Cree Schottky diodes operating at reverse voltages of 300, 600 and 1200 V, and a variety of currents, are now available. What has made these diodes a commercial reality is not so much the fact that the wide bandgap of SiC can withstand such large reverse biases, but the reduction in micropipe densities that are fatal to SiC Schottky diodes. Under reverse bias, breakdown will take place along the length of these voids, which run through the wafer. Micropipes have now been sufficiently reduced that the large-area Schottky diodes can be manufactured with a high yield.

These devices can be inserted into many systems that currently use silicon PIN diodes. Unlike a PIN, a unipolar Schottky diode does not require charge to be stored or dissipated before it can switch on or off. This property makes it a faster switching device, in turn improving system efficiency. "When you take a switched mode power supply that is [already] 85% efficient and improve that 3–4% by switching out the silicon PINs with SiC Schottkys then your total losses actually go down by 33%," explained Palmour.

This improvement also means that a system using SiC Schottkys dissipates less heat, which allows for a more compact system footprint. The higher efficiency and faster switching of SiC Schottkys is already driving their penetration of the silicon PIN market for motor-control and electrical inverter applications.
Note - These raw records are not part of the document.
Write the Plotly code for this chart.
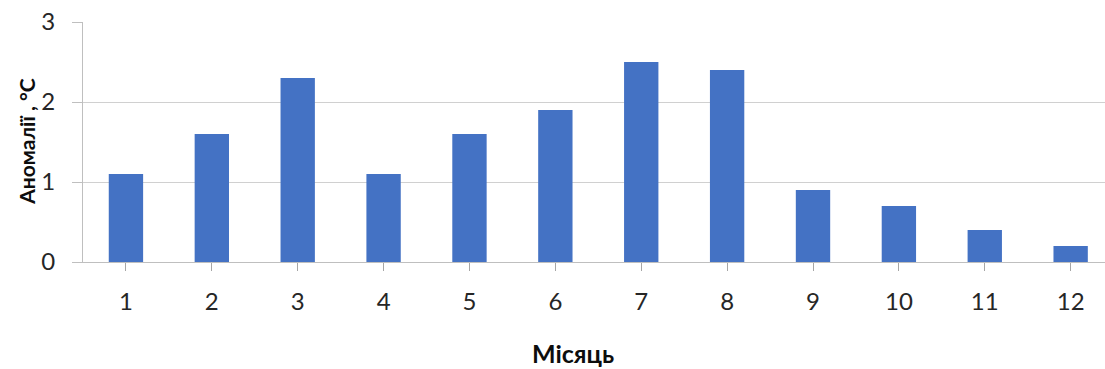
import plotly.graph_objects as go

months = [1, 2, 3, 4, 5, 6, 7, 8, 9, 10, 11, 12]
anomalies = [1.1, 1.6, 2.3, 1.1, 1.6, 1.9, 2.5, 2.4, 0.9, 0.7, 0.4, 0.2]
y_ticks = [0, 1, 2, 3]

fig = go.Figure(
    go.Bar(
        x=months,
        y=anomalies,
        width=0.4,
        marker=dict(color="#4472C4", line=dict(width=0)),
    )
)

tick_font = dict(family="Lato, Open Sans, sans-serif", size=24, color="#262626")
title_font = dict(family="Lato, Open Sans, sans-serif", size=21, color="#0d0d0d")

fig.update_layout(
    width=1105,
    height=369,
    margin=dict(l=83, r=0, t=22, b=107),
    paper_bgcolor="white",
    plot_bgcolor="white",
    showlegend=False,
    xaxis=dict(
        range=[0.5, 12.4],
        tickvals=months,
        ticktext=[str(m) for m in months],
        tickfont=tick_font,
        ticks="outside",
        ticklen=8,
        tickcolor="#a6a6a6",
        ticklabelstandoff=10,
        showgrid=False,
        showline=True,
        linecolor="#bfbfbf",
        linewidth=1,
        zeroline=False,
    ),
    yaxis=dict(
        range=[0, 3],
        tickvals=y_ticks,
        tickfont=tick_font,
        ticks="outside",
        ticklen=10,
        tickcolor="#bfbfbf",
        ticklabelstandoff=12,
        showgrid=True,
        gridcolor="#d0d0d0",
        gridwidth=1,
        showline=True,
        linecolor="#bfbfbf",
        linewidth=1,
        zeroline=False,
    ),
    annotations=[
        dict(
            text="<b>Аномалії , °C</b>",
            xref="paper", yref="paper",
            x=-0.056, y=0.5,
            xanchor="center", yanchor="middle",
            textangle=-90,
            showarrow=False,
            font=title_font,
        ),
        dict(
            text="<b>Місяць</b>",
            xref="paper", yref="paper",
            x=0.479, y=-0.38,
            xanchor="center", yanchor="middle",
            showarrow=False,
            font=dict(family="Lato, Open Sans, sans-serif", size=25, color="#0d0d0d"),
        ),
    ],
)

fig.write_html("out.html")
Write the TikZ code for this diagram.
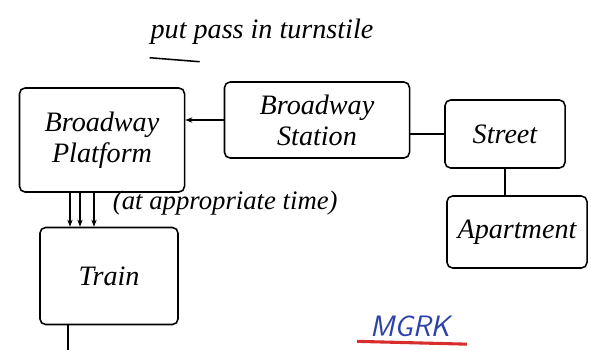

Add to that the potential for both SiC and GaN in high-power, high-efficiency base station amplifiers for wireless communications and Cree appears to be well on its way to making its transition from a "simple" blue LED die manufacturer. The end result of that change should be a much broader solution-oriented company that is focused on producing a range of energy-efficient components. "We are moving into LED backlighting, general illumination, and SiC and GaN devices for power and wireless applications," summarized McClear. "Any one of those market segments would make a great business, but we have all four."